--- BEGIN EXERCISE MATERIALS ---

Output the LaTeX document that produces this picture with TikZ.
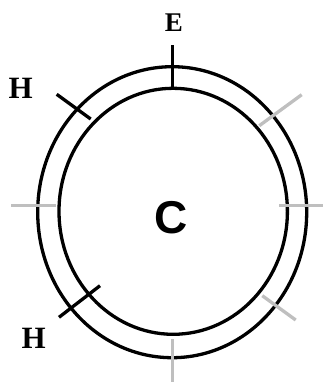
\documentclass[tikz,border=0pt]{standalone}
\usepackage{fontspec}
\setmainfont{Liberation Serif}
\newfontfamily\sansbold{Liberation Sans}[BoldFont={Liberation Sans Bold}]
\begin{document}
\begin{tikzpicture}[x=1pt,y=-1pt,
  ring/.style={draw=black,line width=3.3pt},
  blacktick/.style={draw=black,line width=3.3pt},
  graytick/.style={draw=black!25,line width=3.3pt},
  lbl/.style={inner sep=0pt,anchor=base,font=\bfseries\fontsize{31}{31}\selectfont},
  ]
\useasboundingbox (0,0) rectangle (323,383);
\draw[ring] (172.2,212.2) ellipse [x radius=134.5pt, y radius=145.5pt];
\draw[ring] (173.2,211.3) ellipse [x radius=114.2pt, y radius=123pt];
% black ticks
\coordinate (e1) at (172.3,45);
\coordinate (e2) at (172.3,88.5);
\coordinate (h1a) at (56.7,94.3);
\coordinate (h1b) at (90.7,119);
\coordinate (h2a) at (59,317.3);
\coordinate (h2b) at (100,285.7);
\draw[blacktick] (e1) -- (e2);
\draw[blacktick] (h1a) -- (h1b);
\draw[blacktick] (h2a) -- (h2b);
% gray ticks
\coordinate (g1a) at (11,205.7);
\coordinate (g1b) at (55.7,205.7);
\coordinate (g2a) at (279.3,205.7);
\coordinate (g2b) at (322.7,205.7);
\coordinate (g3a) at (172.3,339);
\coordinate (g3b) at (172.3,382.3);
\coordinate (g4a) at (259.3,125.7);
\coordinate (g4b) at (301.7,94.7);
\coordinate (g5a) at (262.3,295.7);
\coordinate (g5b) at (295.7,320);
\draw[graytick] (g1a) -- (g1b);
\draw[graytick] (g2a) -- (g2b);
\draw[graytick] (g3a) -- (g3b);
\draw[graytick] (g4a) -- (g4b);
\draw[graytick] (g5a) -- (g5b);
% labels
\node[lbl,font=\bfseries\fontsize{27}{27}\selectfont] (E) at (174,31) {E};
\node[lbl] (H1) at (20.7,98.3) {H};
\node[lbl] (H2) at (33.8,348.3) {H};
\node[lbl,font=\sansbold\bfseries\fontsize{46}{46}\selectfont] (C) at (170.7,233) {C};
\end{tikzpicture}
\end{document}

--- END EXERCISE MATERIALS ---
--- BEGIN EXERCISE MATERIALS ---

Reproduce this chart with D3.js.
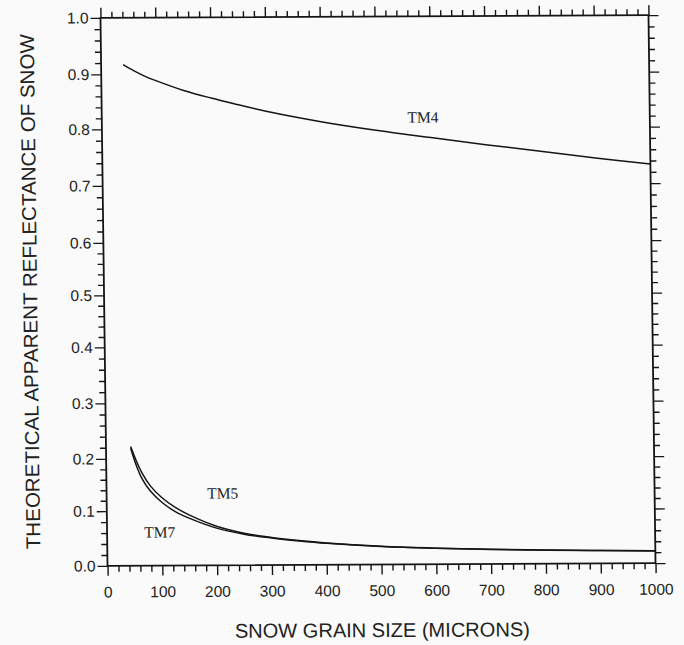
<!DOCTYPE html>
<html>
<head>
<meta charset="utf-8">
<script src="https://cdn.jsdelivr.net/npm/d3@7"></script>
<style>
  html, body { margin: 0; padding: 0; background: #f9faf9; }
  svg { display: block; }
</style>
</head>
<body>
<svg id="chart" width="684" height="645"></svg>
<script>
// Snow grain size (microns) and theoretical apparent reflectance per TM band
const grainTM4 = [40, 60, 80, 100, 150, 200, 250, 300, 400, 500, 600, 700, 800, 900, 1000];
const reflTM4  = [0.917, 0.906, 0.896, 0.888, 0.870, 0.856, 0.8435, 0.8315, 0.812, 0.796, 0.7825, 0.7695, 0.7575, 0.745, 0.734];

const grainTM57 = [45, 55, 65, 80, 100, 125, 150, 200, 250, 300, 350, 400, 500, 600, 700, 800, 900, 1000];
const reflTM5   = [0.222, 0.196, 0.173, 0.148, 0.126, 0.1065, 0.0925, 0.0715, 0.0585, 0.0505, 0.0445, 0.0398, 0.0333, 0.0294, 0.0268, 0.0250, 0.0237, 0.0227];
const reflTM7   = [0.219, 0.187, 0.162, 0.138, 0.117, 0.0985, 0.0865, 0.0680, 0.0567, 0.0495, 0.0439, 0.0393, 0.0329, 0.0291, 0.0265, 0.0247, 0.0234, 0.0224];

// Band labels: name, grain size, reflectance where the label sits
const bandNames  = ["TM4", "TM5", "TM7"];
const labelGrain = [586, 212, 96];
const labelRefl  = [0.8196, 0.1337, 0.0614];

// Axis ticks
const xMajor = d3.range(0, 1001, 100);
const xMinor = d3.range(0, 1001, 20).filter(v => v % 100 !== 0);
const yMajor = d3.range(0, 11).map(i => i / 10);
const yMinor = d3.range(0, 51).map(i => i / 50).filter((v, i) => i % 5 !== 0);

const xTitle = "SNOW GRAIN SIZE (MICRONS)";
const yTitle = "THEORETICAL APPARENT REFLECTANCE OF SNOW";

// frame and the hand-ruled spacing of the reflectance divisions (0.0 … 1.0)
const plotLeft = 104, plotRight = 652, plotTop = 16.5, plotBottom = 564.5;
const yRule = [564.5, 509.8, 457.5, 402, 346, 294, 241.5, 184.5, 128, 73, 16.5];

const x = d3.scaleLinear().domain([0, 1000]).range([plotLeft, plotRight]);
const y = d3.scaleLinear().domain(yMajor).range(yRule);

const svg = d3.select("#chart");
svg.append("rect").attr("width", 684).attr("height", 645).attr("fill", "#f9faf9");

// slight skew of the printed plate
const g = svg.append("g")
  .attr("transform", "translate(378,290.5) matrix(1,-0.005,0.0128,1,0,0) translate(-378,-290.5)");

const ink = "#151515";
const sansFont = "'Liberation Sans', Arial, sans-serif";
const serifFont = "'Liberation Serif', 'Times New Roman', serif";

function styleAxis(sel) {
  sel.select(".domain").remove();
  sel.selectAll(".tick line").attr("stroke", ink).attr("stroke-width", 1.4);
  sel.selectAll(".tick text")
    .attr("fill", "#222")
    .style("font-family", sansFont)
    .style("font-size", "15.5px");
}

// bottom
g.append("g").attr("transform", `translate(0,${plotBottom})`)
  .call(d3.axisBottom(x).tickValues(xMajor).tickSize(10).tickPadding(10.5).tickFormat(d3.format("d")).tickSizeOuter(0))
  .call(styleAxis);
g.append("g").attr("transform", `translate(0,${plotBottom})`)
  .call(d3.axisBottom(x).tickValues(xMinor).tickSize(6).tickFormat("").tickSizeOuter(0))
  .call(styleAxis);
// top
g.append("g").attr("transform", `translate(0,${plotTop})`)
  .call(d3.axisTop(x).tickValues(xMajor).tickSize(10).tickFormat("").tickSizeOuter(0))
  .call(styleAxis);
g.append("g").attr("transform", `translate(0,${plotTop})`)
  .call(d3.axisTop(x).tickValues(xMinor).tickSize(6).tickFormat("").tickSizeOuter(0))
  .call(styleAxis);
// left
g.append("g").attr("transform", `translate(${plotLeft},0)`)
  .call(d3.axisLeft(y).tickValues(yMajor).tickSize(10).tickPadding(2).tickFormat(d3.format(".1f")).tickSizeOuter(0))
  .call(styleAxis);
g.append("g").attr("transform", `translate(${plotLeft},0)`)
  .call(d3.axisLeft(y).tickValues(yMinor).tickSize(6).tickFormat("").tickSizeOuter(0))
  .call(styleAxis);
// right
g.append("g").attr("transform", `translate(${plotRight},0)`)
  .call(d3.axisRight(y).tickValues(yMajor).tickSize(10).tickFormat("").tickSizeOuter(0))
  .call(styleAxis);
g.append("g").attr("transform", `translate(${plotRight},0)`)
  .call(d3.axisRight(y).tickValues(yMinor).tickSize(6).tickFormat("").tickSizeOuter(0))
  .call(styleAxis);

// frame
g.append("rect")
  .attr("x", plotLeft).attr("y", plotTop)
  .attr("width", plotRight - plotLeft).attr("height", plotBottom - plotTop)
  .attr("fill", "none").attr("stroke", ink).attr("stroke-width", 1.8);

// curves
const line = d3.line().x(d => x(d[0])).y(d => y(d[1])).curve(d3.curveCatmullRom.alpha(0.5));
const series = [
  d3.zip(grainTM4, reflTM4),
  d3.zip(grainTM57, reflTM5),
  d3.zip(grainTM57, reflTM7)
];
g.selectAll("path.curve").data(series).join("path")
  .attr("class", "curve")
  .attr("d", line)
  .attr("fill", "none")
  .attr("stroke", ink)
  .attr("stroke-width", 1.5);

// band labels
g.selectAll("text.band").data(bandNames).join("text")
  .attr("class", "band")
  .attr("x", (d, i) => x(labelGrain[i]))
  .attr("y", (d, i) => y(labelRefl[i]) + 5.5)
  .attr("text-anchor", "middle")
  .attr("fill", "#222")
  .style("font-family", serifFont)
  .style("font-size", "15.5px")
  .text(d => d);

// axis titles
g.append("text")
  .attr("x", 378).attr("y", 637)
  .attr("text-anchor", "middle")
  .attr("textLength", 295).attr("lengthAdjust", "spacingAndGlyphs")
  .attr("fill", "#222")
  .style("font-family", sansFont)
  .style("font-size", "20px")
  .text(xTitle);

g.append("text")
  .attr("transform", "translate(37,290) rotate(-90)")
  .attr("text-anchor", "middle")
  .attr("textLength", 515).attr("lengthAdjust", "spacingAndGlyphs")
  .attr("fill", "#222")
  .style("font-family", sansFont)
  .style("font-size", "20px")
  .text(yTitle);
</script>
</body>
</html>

--- END EXERCISE MATERIALS ---
--- BEGIN EXERCISE MATERIALS ---

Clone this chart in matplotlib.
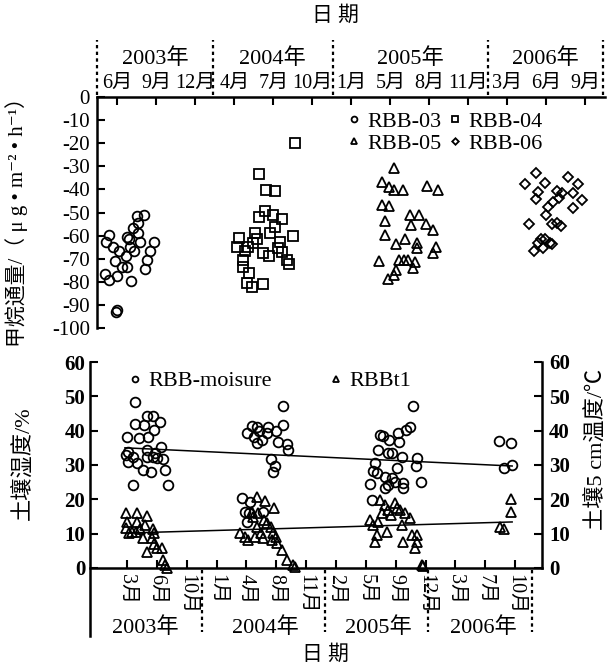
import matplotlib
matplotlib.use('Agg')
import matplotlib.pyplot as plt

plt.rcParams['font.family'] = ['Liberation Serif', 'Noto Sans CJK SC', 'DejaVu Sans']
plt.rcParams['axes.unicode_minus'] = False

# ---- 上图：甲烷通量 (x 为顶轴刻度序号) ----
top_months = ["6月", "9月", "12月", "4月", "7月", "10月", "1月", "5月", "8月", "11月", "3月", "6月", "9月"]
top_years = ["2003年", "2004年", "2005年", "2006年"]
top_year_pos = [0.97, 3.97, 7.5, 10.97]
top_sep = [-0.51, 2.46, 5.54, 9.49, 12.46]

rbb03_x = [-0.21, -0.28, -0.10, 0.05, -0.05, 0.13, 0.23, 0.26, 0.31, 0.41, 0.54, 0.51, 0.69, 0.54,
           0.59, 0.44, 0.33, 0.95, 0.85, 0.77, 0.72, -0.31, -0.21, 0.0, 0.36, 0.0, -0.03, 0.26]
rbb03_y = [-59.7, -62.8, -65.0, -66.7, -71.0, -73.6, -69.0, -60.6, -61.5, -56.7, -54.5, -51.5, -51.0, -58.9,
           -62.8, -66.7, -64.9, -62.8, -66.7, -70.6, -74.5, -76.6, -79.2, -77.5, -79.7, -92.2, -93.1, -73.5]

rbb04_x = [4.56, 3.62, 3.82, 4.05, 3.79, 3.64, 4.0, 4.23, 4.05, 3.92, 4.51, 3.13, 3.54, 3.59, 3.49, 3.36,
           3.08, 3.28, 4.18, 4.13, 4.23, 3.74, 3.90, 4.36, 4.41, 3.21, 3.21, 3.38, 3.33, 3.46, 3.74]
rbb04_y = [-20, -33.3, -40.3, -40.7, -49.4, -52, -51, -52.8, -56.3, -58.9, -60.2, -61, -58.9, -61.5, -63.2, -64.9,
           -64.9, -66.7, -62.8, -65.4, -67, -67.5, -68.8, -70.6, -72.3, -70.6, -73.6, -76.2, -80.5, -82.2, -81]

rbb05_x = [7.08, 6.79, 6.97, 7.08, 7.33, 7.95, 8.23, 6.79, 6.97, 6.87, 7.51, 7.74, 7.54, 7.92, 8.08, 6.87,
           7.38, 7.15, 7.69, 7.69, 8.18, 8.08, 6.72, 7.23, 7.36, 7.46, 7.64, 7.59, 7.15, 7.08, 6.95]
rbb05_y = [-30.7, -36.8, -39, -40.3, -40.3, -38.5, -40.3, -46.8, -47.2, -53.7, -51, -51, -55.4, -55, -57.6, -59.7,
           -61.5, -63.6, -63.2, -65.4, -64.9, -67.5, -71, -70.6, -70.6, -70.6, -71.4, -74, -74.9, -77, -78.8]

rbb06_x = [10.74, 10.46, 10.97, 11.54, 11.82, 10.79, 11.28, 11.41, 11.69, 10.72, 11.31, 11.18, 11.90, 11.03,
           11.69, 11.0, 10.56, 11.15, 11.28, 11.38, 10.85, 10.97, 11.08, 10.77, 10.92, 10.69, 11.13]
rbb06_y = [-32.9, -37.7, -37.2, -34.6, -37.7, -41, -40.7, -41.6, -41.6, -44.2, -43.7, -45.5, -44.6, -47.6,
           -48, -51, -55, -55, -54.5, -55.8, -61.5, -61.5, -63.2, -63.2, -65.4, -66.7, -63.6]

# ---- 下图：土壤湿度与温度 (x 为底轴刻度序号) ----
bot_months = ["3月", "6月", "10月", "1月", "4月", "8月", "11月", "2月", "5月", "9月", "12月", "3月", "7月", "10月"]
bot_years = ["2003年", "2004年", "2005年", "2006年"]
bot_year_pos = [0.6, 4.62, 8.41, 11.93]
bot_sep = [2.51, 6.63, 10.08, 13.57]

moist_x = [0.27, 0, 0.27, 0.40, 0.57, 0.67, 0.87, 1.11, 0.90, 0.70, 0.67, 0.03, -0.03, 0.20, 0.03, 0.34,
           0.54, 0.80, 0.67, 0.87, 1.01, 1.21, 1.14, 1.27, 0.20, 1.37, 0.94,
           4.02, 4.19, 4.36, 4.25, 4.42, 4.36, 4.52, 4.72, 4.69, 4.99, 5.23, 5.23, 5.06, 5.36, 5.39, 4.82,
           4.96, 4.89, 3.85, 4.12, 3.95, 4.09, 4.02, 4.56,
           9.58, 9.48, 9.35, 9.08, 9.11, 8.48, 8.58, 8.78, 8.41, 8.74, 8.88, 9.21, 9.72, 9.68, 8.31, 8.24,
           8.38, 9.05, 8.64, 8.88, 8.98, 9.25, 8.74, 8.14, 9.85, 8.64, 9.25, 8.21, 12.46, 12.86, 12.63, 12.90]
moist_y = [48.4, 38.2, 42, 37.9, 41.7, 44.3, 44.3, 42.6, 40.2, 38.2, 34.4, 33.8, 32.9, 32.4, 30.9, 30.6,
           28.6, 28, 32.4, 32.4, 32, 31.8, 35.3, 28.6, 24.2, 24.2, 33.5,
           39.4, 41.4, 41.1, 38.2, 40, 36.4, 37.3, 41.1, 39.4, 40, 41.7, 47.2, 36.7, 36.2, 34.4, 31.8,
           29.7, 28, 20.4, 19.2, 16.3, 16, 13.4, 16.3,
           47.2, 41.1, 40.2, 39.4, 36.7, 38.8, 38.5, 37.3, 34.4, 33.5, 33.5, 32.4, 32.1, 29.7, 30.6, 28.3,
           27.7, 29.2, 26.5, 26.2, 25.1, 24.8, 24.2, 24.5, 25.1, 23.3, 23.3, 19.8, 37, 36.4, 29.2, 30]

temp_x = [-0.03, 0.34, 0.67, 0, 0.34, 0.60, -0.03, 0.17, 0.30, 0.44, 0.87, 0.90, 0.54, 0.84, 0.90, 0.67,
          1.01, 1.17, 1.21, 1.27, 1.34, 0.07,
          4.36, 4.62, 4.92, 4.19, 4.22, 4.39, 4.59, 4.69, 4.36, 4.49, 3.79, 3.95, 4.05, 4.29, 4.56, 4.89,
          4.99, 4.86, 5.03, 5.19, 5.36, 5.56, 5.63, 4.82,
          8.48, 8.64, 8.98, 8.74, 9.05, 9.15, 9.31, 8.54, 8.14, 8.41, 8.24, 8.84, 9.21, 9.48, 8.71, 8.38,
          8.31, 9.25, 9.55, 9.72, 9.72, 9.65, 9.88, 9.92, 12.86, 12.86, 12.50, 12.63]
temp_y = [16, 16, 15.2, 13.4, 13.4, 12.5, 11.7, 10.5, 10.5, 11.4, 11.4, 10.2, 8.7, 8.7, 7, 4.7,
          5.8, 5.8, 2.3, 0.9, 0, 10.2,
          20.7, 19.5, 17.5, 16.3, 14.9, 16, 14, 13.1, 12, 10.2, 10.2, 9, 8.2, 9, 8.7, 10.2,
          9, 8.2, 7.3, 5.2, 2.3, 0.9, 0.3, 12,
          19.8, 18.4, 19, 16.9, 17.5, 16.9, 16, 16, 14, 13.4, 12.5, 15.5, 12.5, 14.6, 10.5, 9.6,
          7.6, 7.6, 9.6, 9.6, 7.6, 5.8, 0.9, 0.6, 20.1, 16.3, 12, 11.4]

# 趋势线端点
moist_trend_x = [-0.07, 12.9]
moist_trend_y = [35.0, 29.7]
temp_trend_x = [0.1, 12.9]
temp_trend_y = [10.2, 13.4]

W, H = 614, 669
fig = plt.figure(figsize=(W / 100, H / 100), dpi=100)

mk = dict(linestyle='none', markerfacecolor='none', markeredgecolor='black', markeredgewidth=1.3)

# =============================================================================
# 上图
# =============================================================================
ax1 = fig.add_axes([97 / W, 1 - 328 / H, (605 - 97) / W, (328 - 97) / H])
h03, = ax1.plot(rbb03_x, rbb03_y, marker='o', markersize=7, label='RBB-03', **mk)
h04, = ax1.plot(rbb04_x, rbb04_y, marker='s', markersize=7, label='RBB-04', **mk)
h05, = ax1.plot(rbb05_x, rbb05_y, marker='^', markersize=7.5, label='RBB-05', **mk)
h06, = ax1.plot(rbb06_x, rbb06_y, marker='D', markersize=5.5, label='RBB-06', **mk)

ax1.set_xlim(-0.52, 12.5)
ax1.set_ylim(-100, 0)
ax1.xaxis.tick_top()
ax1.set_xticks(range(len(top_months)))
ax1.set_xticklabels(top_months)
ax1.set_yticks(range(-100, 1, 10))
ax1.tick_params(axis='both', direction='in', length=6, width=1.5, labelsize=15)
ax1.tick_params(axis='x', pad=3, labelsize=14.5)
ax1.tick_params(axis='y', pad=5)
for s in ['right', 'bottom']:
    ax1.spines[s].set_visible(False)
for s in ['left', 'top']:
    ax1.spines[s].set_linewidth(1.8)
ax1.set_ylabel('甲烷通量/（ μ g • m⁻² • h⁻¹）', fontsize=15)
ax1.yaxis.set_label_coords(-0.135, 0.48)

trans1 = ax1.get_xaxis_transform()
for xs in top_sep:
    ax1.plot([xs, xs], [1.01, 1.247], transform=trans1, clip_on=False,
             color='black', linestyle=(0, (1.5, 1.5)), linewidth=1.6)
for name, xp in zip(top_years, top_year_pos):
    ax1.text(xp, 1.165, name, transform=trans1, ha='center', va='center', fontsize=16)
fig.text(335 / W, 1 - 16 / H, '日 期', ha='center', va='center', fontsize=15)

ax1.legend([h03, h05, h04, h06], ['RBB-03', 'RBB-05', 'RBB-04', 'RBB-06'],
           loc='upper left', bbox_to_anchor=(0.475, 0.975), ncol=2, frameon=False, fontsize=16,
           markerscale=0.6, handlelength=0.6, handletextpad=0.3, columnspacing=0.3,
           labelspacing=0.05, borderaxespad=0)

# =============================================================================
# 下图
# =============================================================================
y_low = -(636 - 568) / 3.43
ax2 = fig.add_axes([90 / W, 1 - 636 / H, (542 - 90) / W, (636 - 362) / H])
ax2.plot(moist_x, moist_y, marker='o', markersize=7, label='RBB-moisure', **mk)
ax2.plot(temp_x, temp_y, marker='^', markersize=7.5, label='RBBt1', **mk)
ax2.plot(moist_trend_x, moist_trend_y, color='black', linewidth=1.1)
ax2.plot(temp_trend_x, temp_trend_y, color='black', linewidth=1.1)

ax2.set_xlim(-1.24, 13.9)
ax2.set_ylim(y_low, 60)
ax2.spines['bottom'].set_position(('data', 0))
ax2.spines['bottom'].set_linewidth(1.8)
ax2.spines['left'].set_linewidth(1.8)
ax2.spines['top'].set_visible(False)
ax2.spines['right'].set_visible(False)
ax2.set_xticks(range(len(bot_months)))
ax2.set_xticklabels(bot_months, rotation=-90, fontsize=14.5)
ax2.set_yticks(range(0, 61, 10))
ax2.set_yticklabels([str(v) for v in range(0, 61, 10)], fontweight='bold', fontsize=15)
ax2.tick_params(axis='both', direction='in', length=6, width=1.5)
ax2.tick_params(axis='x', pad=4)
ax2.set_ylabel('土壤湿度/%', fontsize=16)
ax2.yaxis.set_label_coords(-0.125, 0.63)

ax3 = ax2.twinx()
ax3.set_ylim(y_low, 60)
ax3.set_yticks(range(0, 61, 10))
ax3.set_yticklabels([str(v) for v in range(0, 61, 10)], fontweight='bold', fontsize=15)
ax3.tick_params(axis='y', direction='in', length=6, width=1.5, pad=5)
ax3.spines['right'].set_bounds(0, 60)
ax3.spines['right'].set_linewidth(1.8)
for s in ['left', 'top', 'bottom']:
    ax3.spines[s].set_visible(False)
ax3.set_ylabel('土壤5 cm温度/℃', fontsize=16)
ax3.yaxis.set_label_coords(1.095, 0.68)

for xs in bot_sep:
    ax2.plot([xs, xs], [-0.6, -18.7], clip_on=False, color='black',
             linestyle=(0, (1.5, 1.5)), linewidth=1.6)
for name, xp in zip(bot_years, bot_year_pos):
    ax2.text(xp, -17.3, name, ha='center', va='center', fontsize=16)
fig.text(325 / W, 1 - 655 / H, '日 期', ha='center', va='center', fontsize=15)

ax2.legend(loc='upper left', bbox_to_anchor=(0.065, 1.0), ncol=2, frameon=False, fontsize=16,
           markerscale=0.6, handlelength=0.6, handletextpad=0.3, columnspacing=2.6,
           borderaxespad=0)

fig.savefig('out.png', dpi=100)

--- END EXERCISE MATERIALS ---

• _PROBLEM_: From the entries above, list each line with "matplotlib" in it.

• _RESULT FOR THIS EXERCISE_:
Clone this chart in matplotlib.
import matplotlib
matplotlib.use('Agg')
import matplotlib.pyplot as plt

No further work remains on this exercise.